= Set task =
Extract word for word the lines of the listing from its start to the line holding "const stepDays = 14;", both ends kept; pictures are not part of the copy.

= Supplied information =
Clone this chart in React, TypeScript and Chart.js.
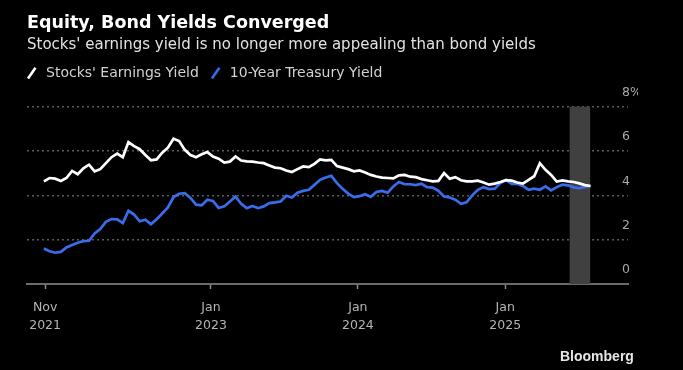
import React, { useEffect, useRef } from 'react';
import { Chart, registerables } from 'chart.js';

Chart.register(...registerables);

const titleText = 'Equity, Bond Yields Converged';
const subtitleText = "Stocks' earnings yield is no longer more appealing than bond yields";
const seriesNames = ["Stocks' Earnings Yield", '10-Year Treasury Yield'];
const seriesColors = ['#ffffff', '#3a6cec'];

// biweekly observations starting at this date
const startDate = '2021-11-12';
const stepDays = 14;

const earningsYield = [
  4.63, 4.78, 4.75, 4.65, 4.78, 5.10, 4.95, 5.22, 5.38, 5.08,
  5.18, 5.45, 5.72, 5.88, 5.72, 6.40, 6.22, 6.08, 5.82, 5.58,
  5.62, 5.92, 6.15, 6.55, 6.45, 6.05, 5.82, 5.72, 5.85, 5.95,
  5.75, 5.65, 5.48, 5.52, 5.75, 5.57, 5.53, 5.52, 5.48, 5.45,
  5.35, 5.25, 5.22, 5.12, 5.05, 5.18, 5.30, 5.27, 5.42, 5.62,
  5.58, 5.60, 5.32, 5.25, 5.18, 5.08, 5.12, 5.03, 4.92, 4.85,
  4.80, 4.78, 4.76, 4.90, 4.92, 4.84, 4.82, 4.73, 4.68, 4.63,
  4.65, 5.00, 4.75, 4.82, 4.68, 4.63, 4.63, 4.66, 4.58, 4.48,
  4.53, 4.60, 4.68, 4.66, 4.58, 4.53, 4.70, 4.86, 5.45, 5.15,
  4.92, 4.62, 4.67, 4.63, 4.60, 4.54, 4.46, 4.42,
];

const treasuryYield = [
  1.60, 1.48, 1.41, 1.45, 1.65, 1.76, 1.86, 1.93, 1.95, 2.28,
  2.48, 2.80, 2.93, 2.92, 2.75, 3.30, 3.13, 2.83, 2.90, 2.70,
  2.92, 3.18, 3.45, 3.92, 4.07, 4.10, 3.88, 3.58, 3.55, 3.80,
  3.75, 3.43, 3.50, 3.72, 3.95, 3.62, 3.42, 3.52, 3.42, 3.50,
  3.65, 3.68, 3.72, 3.98, 3.90, 4.12, 4.20, 4.25, 4.47, 4.70,
  4.80, 4.88, 4.55, 4.30, 4.08, 3.92, 3.96, 4.05, 3.93, 4.15,
  4.20, 4.12, 4.40, 4.60, 4.50, 4.50, 4.46, 4.52, 4.37, 4.35,
  4.20, 3.95, 3.90, 3.80, 3.62, 3.68, 4.00, 4.25, 4.37, 4.28,
  4.30, 4.55, 4.70, 4.52, 4.52, 4.42, 4.25, 4.30, 4.25, 4.40,
  4.22, 4.37, 4.48, 4.45, 4.36, 4.32, 4.38, 4.42,
];

const xTickDates = ['2021-11-15', '2023-01-01', '2024-01-01', '2025-01-01'];
const xTickLabels = [['Nov', '2021'], ['Jan', '2023'], ['Jan', '2024'], ['Jan', '2025']];
const yTicks = [0, 2, 4, 6, 8];
const axisStart = '2021-10-01';
const axisEnd = '2025-11-02';
const shadeStart = '2025-06-10';
const shadeEnd = '2025-07-31';

const DAY = 86400000;
const toMs = (s: string) => Date.parse(s + 'T00:00:00Z');

function makeIcon(color: string) {
  const c = document.createElement('canvas');
  c.width = 12;
  c.height = 12;
  const ctx = c.getContext('2d')!;
  ctx.strokeStyle = color;
  ctx.lineWidth = 2.6;
  ctx.beginPath();
  ctx.moveTo(3, 11.5);
  ctx.lineTo(10.5, 0.8);
  ctx.stroke();
  return c;
}

const shadePlugin = {
  id: 'shade',
  afterLayout(chart: any) {
    // let the right-hand tick labels sit just inside the plot, above their grid lines
    const y = chart.scales.y;
    if (y) y.left = chart.chartArea.right - 6;
  },
  beforeDatasetsDraw(chart: any) {
    const { ctx, scales } = chart;
    const x = scales.x;
    const y = scales.y;
    const x0 = x.getPixelForValue(toMs(shadeStart));
    const x1 = x.getPixelForValue(toMs(shadeEnd));
    const yTop = y.getPixelForValue(yTicks[yTicks.length - 1]);
    const yBot = y.getPixelForValue(0);
    ctx.save();
    ctx.fillStyle = '#404040';
    ctx.fillRect(x0, yTop, x1 - x0, yBot - yTop);
    ctx.restore();
  },
};

export default function App() {
  const ref = useRef<HTMLCanvasElement>(null);

  useEffect(() => {
    const start = toMs(startDate);
    const toPoints = (arr: number[]) => arr.map((v, i) => ({ x: start + i * stepDays * DAY, y: v }));
    const icons = seriesColors.map(makeIcon);
    const font = 'DejaVu Sans';

    const chart = new Chart(ref.current!, {
      type: 'line',
      data: {
        datasets: [
          {
            label: seriesNames[0],
            data: toPoints(earningsYield),
            borderColor: seriesColors[0],
            borderWidth: 2.7,
            pointRadius: 0,
            tension: 0,
            yAxisID: 'y',
          },
          {
            label: seriesNames[1],
            data: toPoints(treasuryYield),
            borderColor: seriesColors[1],
            borderWidth: 2.7,
            pointRadius: 0,
            tension: 0,
            yAxisID: 'y',
          },
        ],
      },
      options: {
        animation: false,
        responsive: false,
        devicePixelRatio: 1,
        layout: { padding: { left: 15, right: 45, top: 0, bottom: 26 } },
        scales: {
          x: {
            type: 'linear',
            min: toMs(axisStart),
            max: toMs(axisEnd),
            afterBuildTicks: (s: any) => {
              s.ticks = xTickDates.map((d) => ({ value: toMs(d) }));
            },
            ticks: {
              autoSkip: false,
              maxRotation: 0,
              padding: 10,
              color: '#b4b4b4',
              font: { family: font, size: 12.5, lineHeight: 1.4 },
              callback: (_v: any, i: number) => xTickLabels[i],
            },
            grid: {
              drawOnChartArea: false,
              drawTicks: true,
              tickLength: 5,
              tickColor: '#8a8a8a',
              tickWidth: 1.5,
            },
            border: { display: true, color: '#6a6a6a', width: 2 },
          },
          y: {
            type: 'linear',
            position: 'right',
            min: 0,
            max: 8.75,
            afterBuildTicks: (s: any) => {
              s.ticks = yTicks.map((v) => ({ value: v }));
            },
            afterFit: (s: any) => {
              s.width = 10;
            },
            ticks: {
              padding: 0,
              crossAlign: 'near',
              labelOffset: -14,
              color: '#a8a8a8',
              font: { family: font, size: 12.5 },
              callback: (v: any) => (v === 8 ? '8%' : String(v)),
            },
            grid: {
              drawTicks: false,
              lineWidth: 1.5,
              color: (c: any) => (c.tick && c.tick.value === 0 ? 'rgba(0,0,0,0)' : '#5a5a5a'),
            },
            border: { display: false, dash: [2, 3] },
          },
          yPad: {
            type: 'linear',
            position: 'left',
            display: true,
            ticks: { display: false },
            grid: { display: false, drawTicks: false },
            border: { display: false },
            afterFit: (s: any) => {
              s.width = 12;
            },
          },
        },
        plugins: {
          title: {
            display: true,
            text: titleText,
            align: 'start',
            fullSize: false,
            color: '#ffffff',
            font: { family: font, size: 17.5, weight: 'bold', lineHeight: 1.2 },
            padding: { top: 13, bottom: 2 },
          },
          subtitle: {
            display: true,
            text: subtitleText,
            align: 'start',
            fullSize: false,
            color: '#e2e2e2',
            font: { family: font, size: 15, lineHeight: 1.2 },
            padding: { top: 0, bottom: 4 },
          },
          legend: {
            display: true,
            position: 'top',
            align: 'start',
            fullSize: true,
            labels: {
              usePointStyle: true,
              pointStyleWidth: 16,
              padding: 8,
              color: '#d2d2d2',
              font: { family: font, size: 14 },
              generateLabels: (ch: any) =>
                ch.data.datasets.map((ds: any, i: number) => ({
                  text: ds.label,
                  pointStyle: icons[i],
                  fillStyle: seriesColors[i],
                  strokeStyle: seriesColors[i],
                  lineWidth: 0,
                  hidden: false,
                  datasetIndex: i,
                  fontColor: '#d2d2d2',
                })),
            },
          },
          tooltip: { enabled: false },
        },
      },
      plugins: [shadePlugin],
    } as any);

    return () => chart.destroy();
  }, []);

  return (
    <div
      style={{
        position: 'fixed',
        left: 0,
        top: 0,
        width: 683,
        height: 370,
        background: '#000',
        overflow: 'hidden',
      }}
    >
      <canvas ref={ref} width={683} height={370} style={{ width: 683, height: 370, display: 'block' }} />
      <div
        style={{
          position: 'absolute',
          left: 560,
          top: 348,
          fontFamily: '"Liberation Sans", Arial, sans-serif',
          fontWeight: 'bold',
          fontSize: 14,
          lineHeight: '16px',
          color: '#e6e6e6',
        }}
      >
        Bloomberg
      </div>
    </div>
  );
}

= Solution to this problem =
Clone this chart in React, TypeScript and Chart.js.
import React, { useEffect, useRef } from 'react';
import { Chart, registerables } from 'chart.js';

Chart.register(...registerables);

const titleText = 'Equity, Bond Yields Converged';
const subtitleText = "Stocks' earnings yield is no longer more appealing than bond yields";
const seriesNames = ["Stocks' Earnings Yield", '10-Year Treasury Yield'];
const seriesColors = ['#ffffff', '#3a6cec'];

// biweekly observations starting at this date
const startDate = '2021-11-12';
const stepDays = 14;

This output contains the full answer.